- What you need to do -
Tally every line of the material that includes "this", then give the tally and nothing else.

- Extracted material -

================

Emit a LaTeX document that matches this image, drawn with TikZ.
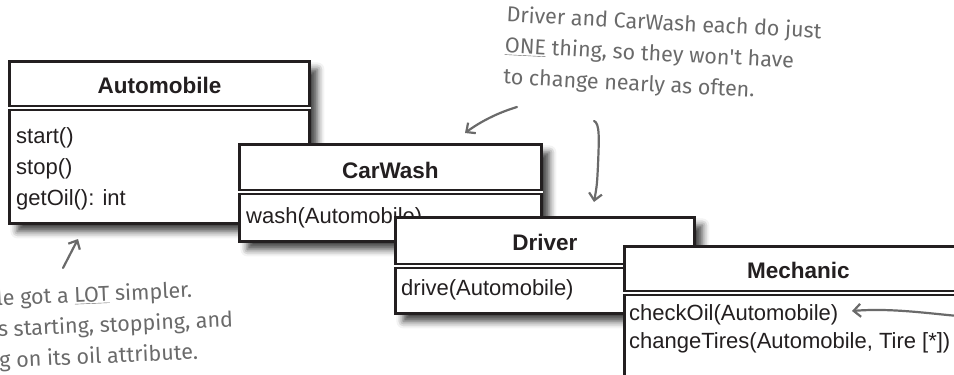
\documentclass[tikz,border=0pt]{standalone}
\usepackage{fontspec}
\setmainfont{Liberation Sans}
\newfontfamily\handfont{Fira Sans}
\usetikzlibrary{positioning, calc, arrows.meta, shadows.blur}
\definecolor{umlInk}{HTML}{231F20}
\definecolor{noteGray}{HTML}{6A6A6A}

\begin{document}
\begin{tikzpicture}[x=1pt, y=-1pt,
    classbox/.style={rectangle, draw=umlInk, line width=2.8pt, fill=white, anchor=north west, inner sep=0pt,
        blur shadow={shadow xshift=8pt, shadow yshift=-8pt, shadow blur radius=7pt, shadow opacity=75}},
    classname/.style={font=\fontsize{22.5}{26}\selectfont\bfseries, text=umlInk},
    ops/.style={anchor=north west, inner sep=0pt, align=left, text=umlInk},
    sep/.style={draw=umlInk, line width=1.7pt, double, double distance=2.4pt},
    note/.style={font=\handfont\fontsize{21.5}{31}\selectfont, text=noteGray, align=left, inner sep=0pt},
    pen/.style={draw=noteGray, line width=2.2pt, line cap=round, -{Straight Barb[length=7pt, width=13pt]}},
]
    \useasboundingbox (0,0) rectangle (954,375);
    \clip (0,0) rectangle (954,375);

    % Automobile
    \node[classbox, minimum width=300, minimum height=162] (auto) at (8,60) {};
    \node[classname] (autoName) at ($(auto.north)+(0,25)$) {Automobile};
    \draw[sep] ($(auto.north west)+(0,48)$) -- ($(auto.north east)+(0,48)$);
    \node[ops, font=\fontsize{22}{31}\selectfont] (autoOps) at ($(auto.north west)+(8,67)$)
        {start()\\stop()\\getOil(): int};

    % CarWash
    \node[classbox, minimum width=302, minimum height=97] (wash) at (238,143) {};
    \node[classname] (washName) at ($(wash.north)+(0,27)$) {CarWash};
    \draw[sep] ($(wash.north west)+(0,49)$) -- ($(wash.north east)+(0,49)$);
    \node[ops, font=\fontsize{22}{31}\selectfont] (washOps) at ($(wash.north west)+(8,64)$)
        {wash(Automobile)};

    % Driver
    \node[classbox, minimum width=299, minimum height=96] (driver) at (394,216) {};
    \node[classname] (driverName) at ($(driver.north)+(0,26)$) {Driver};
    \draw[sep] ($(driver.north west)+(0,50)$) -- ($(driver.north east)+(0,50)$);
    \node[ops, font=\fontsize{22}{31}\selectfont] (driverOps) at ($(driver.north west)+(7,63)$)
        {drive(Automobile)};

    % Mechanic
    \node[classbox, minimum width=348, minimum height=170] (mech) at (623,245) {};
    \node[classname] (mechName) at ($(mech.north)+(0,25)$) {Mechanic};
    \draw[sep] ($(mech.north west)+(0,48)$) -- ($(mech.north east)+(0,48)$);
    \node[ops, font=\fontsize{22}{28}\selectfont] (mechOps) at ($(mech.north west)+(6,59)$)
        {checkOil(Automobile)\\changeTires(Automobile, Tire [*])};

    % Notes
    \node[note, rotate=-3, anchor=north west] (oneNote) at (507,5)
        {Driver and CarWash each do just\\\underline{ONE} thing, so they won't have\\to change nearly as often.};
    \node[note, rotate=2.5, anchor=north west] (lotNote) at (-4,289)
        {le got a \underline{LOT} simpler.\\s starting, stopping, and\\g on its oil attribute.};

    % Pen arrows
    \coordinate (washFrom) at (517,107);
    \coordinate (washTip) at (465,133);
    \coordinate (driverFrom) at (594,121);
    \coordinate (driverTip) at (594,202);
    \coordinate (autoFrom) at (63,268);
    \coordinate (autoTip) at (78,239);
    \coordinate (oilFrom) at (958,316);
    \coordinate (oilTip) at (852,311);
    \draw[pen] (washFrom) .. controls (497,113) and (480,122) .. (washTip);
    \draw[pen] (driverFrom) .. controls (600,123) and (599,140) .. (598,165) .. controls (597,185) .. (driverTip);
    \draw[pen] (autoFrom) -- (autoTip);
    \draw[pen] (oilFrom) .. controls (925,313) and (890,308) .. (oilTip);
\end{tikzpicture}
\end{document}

================

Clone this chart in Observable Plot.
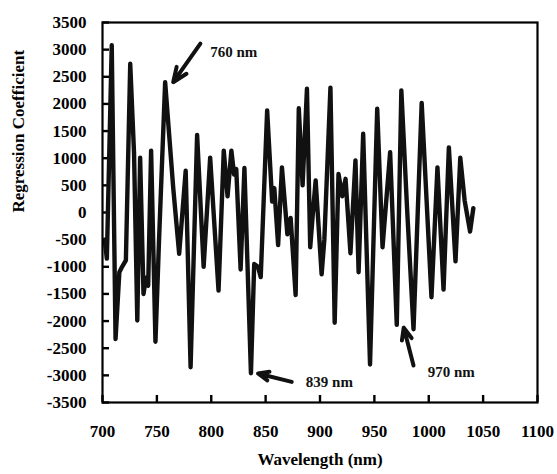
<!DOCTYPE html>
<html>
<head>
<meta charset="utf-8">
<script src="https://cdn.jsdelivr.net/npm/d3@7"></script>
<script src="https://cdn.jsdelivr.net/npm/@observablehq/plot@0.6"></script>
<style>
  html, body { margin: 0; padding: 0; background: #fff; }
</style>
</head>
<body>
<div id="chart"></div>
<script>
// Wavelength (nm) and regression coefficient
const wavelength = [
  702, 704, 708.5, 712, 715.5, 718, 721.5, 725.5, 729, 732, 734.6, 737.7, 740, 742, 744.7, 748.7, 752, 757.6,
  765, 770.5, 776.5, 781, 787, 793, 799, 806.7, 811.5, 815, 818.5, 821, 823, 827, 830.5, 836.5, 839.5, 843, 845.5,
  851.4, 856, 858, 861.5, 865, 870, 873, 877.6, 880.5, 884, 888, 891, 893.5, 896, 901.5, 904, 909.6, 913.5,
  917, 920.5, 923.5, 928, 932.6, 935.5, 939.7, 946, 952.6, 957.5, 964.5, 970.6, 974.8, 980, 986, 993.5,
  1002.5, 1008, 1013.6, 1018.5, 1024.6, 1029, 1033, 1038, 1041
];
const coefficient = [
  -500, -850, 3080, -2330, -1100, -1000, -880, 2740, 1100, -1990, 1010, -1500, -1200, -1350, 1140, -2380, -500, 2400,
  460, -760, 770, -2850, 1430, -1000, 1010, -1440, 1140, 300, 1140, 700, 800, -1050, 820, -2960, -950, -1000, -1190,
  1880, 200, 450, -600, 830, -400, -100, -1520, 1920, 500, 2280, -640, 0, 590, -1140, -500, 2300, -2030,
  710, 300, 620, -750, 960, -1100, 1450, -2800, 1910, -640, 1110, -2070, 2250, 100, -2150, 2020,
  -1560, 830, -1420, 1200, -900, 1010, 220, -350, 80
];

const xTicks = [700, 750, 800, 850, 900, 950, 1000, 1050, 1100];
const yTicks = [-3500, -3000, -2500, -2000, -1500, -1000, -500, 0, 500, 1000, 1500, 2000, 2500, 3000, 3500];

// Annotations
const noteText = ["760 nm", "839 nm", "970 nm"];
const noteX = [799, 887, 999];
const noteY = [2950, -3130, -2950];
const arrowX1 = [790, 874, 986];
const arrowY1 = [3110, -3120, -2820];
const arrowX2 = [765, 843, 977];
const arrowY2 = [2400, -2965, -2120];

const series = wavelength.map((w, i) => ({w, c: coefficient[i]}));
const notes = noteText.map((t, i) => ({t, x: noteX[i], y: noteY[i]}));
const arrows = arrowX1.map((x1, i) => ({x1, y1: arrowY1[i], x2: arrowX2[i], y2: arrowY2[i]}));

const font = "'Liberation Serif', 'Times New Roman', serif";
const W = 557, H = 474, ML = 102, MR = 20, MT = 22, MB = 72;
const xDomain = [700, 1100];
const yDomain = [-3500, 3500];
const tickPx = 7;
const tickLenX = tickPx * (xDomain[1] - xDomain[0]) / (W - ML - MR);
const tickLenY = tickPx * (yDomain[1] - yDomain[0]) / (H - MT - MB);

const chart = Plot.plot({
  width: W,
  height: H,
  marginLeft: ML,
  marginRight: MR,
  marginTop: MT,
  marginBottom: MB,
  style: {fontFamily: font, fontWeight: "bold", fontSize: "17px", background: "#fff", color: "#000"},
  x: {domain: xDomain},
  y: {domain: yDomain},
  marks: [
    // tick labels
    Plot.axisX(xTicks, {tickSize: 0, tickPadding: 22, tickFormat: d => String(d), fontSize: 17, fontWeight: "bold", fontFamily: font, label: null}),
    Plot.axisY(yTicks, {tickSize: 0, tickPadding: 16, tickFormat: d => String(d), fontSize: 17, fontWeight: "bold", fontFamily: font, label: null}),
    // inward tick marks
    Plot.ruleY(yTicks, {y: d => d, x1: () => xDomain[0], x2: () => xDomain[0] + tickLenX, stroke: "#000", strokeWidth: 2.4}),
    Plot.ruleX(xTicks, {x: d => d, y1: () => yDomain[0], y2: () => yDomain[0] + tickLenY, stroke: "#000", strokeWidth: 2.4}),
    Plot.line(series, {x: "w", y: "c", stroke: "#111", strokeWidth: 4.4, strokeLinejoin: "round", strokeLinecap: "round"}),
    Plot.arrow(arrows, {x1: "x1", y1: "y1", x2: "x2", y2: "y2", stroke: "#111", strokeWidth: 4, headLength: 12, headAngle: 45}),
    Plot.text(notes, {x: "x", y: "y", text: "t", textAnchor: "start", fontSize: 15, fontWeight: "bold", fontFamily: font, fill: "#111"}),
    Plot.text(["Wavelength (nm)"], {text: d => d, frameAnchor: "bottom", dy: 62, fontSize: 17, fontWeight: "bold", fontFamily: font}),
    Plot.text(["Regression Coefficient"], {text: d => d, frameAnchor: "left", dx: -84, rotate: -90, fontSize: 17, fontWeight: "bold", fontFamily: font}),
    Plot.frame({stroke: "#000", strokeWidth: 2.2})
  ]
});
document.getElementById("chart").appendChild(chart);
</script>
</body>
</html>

================

- Reply to the exercise -
2